I guess there was a version of this that was a long time ago and it was always about this second adolescence of a character that has lived one way their whole life. They were very soft and sweet and nice and then something terrible happened when they were an adult and they had this decision where the way they grew up and [how] they learned to be didn’t work anymore and they had to change totally. Then they went too far or they didn’t know how to do that change or it went wrong, [like] a second adolescence, so that was where it started. There was always a brother-sister relationship — that’s what I cared about the most, [seeing] different ways of facing the troubles of the world and then the understanding how to change when you hit adulthood and it gets really hard. You have to figure out a new way of being.
Structurally, it seems like you cracked the code on portraying the cyclical nature of trauma in a subtle way. Did it come organically?
I have people who work in this field and people who have gone through things like this that I love in my life, so whenever you’re dealing with heavy material like this, I care a lot about making sure that I do it right and not being exploitative and try to understand it as much as I can. There was definitely a lot that went into it. I also wanted to make what these two characters went through pretty awful when they were young and how it affects them now as adults, but what I hoped was people could echolocate the trauma. You wouldn’t see the thing itself, but you could see all that it caused,and how you have to deal with it everyday. Not everybody has gone through what these characters have, but we all take stuff from when we’re younger and as an adult, I don’t know if this has happened to you, but I’m about to hit 40 and all my friends are having kids, getting married and all these things are starting to come out that they never had to deal with before, things they managed to dodge their whole lives and now have to kind of face. Some of it can be pretty intense, so with all this stuff inside you, when you have a family of your own or you grow to a certain age, it all starts to catch up to you. So the movie was about turning backwards and facing all this stuff, whether it’s as difficult as what these two characters went through or just certain lower key things that if you want to be the dad you want to be you have to deal with.
I imagine Evan might’ve been in mind since he’s been in your films before, but what was it like to bring in Libby and create that brother-sister dynamic?

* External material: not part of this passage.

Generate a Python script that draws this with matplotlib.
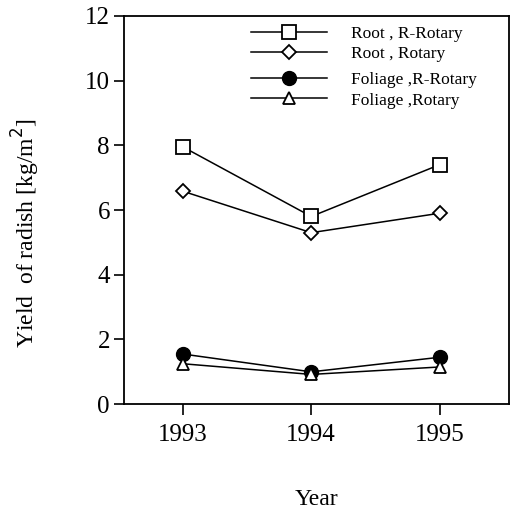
import matplotlib.pyplot as plt

years = [1993, 1994, 1995]
root_rrot = [7.95, 5.8, 7.4]
root_rot = [6.58, 5.3, 5.9]
fol_rrot = [1.55, 1.0, 1.45]
fol_rot = [1.25, 0.92, 1.15]

plt.rcParams['font.family'] = ['Liberation Serif', 'DejaVu Serif']

fig = plt.figure(figsize=(5.14, 5.11), dpi=100)
ax = fig.add_axes([0.241, 0.209, 0.749, 0.760])

kw = dict(color='black', lw=1.1)
l1, = ax.plot(years, root_rrot, marker='s', ms=10, mfc='white', mec='black', mew=1.3, **kw)
l2, = ax.plot(years, root_rot, marker='D', ms=7, mfc='white', mec='black', mew=1.3, **kw)
l3, = ax.plot(years, fol_rrot, marker='o', ms=10, mfc='black', mec='black', **kw)
l4, = ax.plot(years, fol_rot, marker='^', ms=8, mfc='white', mec='black', mew=1.3, **kw)

ax.set_xlim(1992.54, 1995.54)
ax.set_ylim(0, 12)
ax.set_xticks(years)
ax.set_yticks(range(0, 13, 2))
ax.tick_params(axis='x', direction='out', length=8, width=1.2, labelsize=18, pad=6)
ax.tick_params(axis='y', direction='out', length=7, width=1.2, labelsize=18, pad=3)
for s in ax.spines.values():
    s.set_linewidth(1.3)

ax.set_xlabel('Year', fontsize=17, va='center')
ax.xaxis.set_label_coords(0.5, -0.245)
ax.set_ylabel('Yield  of radish [kg/m$^2$]', fontsize=17, va='center')
ax.yaxis.set_label_coords(-0.255, 0.44)

lkw = dict(loc='upper left', frameon=False, fontsize=12.5, handlelength=4.4,
           labelspacing=0.235, handletextpad=1.4, borderaxespad=0, borderpad=0)
leg1 = ax.legend([l1, l2], ['Root , R-Rotary', 'Root , Rotary'],
                 bbox_to_anchor=(0.329, 0.975), **lkw)
ax.add_artist(leg1)
ax.legend([l3, l4], ['Foliage ,R-Rotary', 'Foliage ,Rotary'],
          bbox_to_anchor=(0.329, 0.855), **lkw)

fig.savefig('out.png', dpi=100)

I’m so glad you brought up Libby because even though Libby is technically new to the team, it feels like that one season of “Buffy” where she had a sister and that sister isn’t in the credits [for the other seasons], but she always had a sister. I shot this movie four years ago and then what happened was I got a TV show that I was working on for two years and now it’s back in development, but that interrupted the movie, so there was this big gap and it’s like Libby has always been part of the team, [and we’re] retconning because she’s amazing. [laughs] She’s good friends with Evan and we really put her through the ringer up top — a lot of interviews and I did so many Zoom calls with her when Zoom was new at the time, because we work in such a specific way. You have to be willing to roll up your sleeves and there’s a bunch of good things about it, like you get a lot of freedom and there’s so little time messing with technicals [on set] and it’s just a lot of acting…but it’s also a lot of acting. [laughs]

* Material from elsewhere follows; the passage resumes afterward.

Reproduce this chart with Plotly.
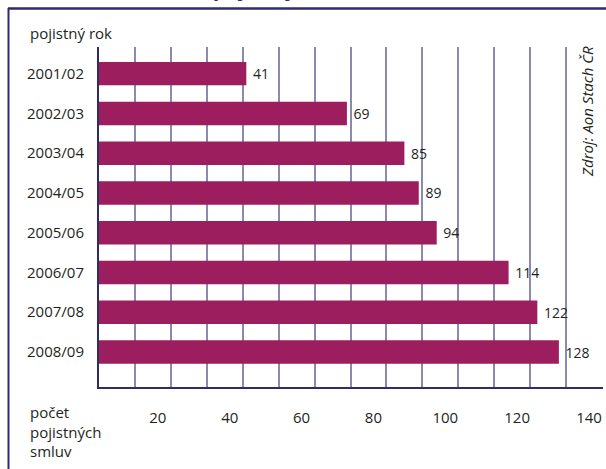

We wanted the right person who was down to do all this stuff and throw themselves into the filmmaker part of it and Libby was just amazing. Afterwards, she made a web series because she was like, “If these guys could do this, I could do this,” and is now directing herself, so it was great to bring her into the fold and Evan and Libby actually lived together during the shooting of it and we shot it in order, so they got very, very close, almost bickering like [brother and sister], “How could you chew your food that way?” They were close beforehand, but the intensity of the movie and the intimacy of how we shoot brought them together and making a movie like we do, almost shooting it like a documentary with the cast and crew is so difficult that you really have to take advantage of the things that are good about it like the intimacy and the camaraderie that you get.
The camera feels so connected to the characters – do you actually think that comes out of having the actors as involved in the whole filmmaking process as you do?

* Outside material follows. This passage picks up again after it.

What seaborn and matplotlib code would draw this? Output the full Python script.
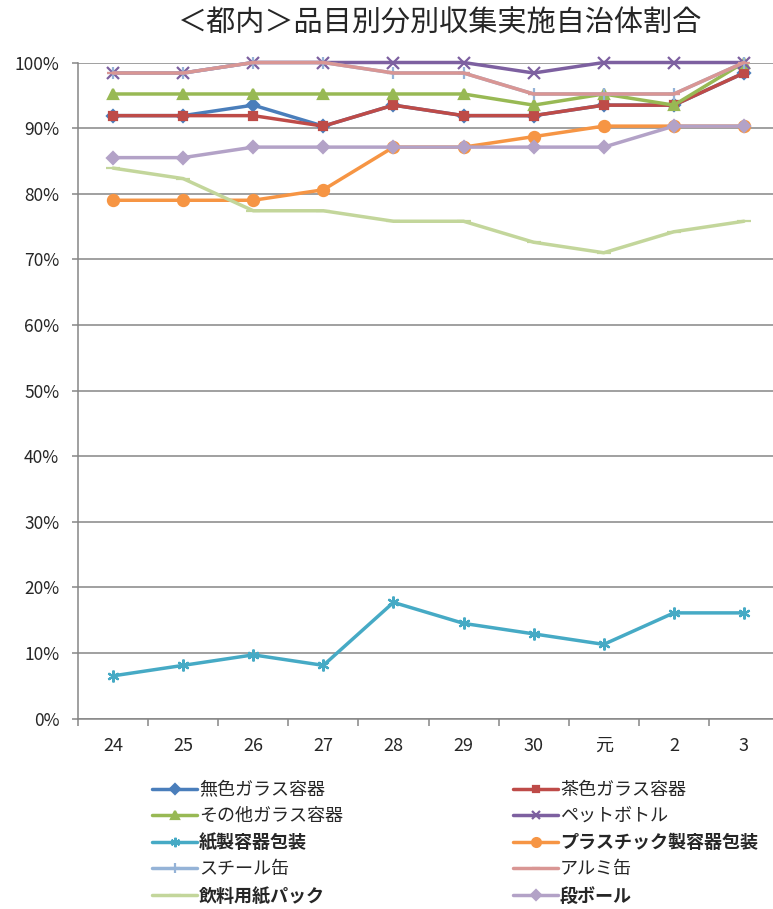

I do the camera stuff on my own and the actors learn about it later. [laughs] But the intimacy and the point of view that you’re talking about was extremely intentional, for better or worse because I think it can be intense to live through. I took inspiration from Lodge Kerrigan’s work and then “Requiem for a Dream,” that stunned me. I didn’t know that a movie could place you in an altered state or into the experience of a character totally unlike yourself. The goal was really to use the camera and sound to be inside of Wilson’s experience, which is sometimes really miserable, so full of anxiety and obsession and inability to deal with the outside world. That one scene when Daphne is on the street with a lot of drugs in her system and is really paranoid, I’ve never been quite in that situation, but when I was in my early twenties, I’ve been very, very, very drunk in New York City before and you certainly feel like nothing makes any sense. It’s very frightening actually, so I tried to recreate what that was like, and I love doing experiential stuff like we did in “They Look Like People” and “The Siren,” [imagining] when you have obsession and hunger for something, so I find that really exciting as a viewer and tried to work on that in the film.
When this is shot in Greenpoint in the wee morning hours, were you actually bumping into some of those people?
Well, you have to be pretty cool and roll with it. There’s all sorts of crazy people and under the bridge, there were like savage raccoons that did not give a fuck. We were in their face and they were like, “Fuck you.” They would not leave. [laughs] So yeah, New York at three am, four am gets weird, definitely. Some of the wandering around scenes that are all at night, those are pretty easy, but the fight scenes that were all done at 4 a.m. on these alleyways. There was one scene late on that was at night, more in the middle of things, and that was tough because you’ve got cars going by. This is a random tangent, but I had a bad back injury and there was some time I thought I might be paralyzed and this yoga saved me and one of the things they kept saying was when there were these loud cars going by the yoga studio and everyone was [thrusting] and the teacher would be like, “Don’t let anything bother you. That’s not your goal. It’s not to have a perfect life, it’s to be able to be at peace anyway,” which is hard for me, but to answer your question, I think sometimes that stuff would really force us to focus. Then what would happen is one of those karmic things where if we were able to roll with it, then it opened up and we had an hour where no one would walk by. It was magical. [laughs]
What’s it like to let go of this after holding onto it for such a long time?
“Let go of” is a great phrase. I feel like more than any film, my id wrote this film. It was in a dark time for me and some people that I really cared about and it feels like a sort of exorcism. My colleagues and I love making personal films and when we make it this way, it must become personal because of the intimacy of the production, but we were talking the difference between a journal entry and a love letter. Journal entries are just for you — no one else sees that shit, maybe — but love letters are just as intimate but they’re for people you love, so we wanted to make sure this felt like a love letter to people in my life and alsothe times of my own life where I went through the darkest periods. We’re so proud of it, we care about these characters so much and we’re so happy they went off to college and are now out in the world and it’s a little scary because it’s like a parent where you’re like, “Oh God, I hope you do okay. But it’s out of the nest now and we have so many other projects we’re working on now, but it’s exciting to see it out in the world.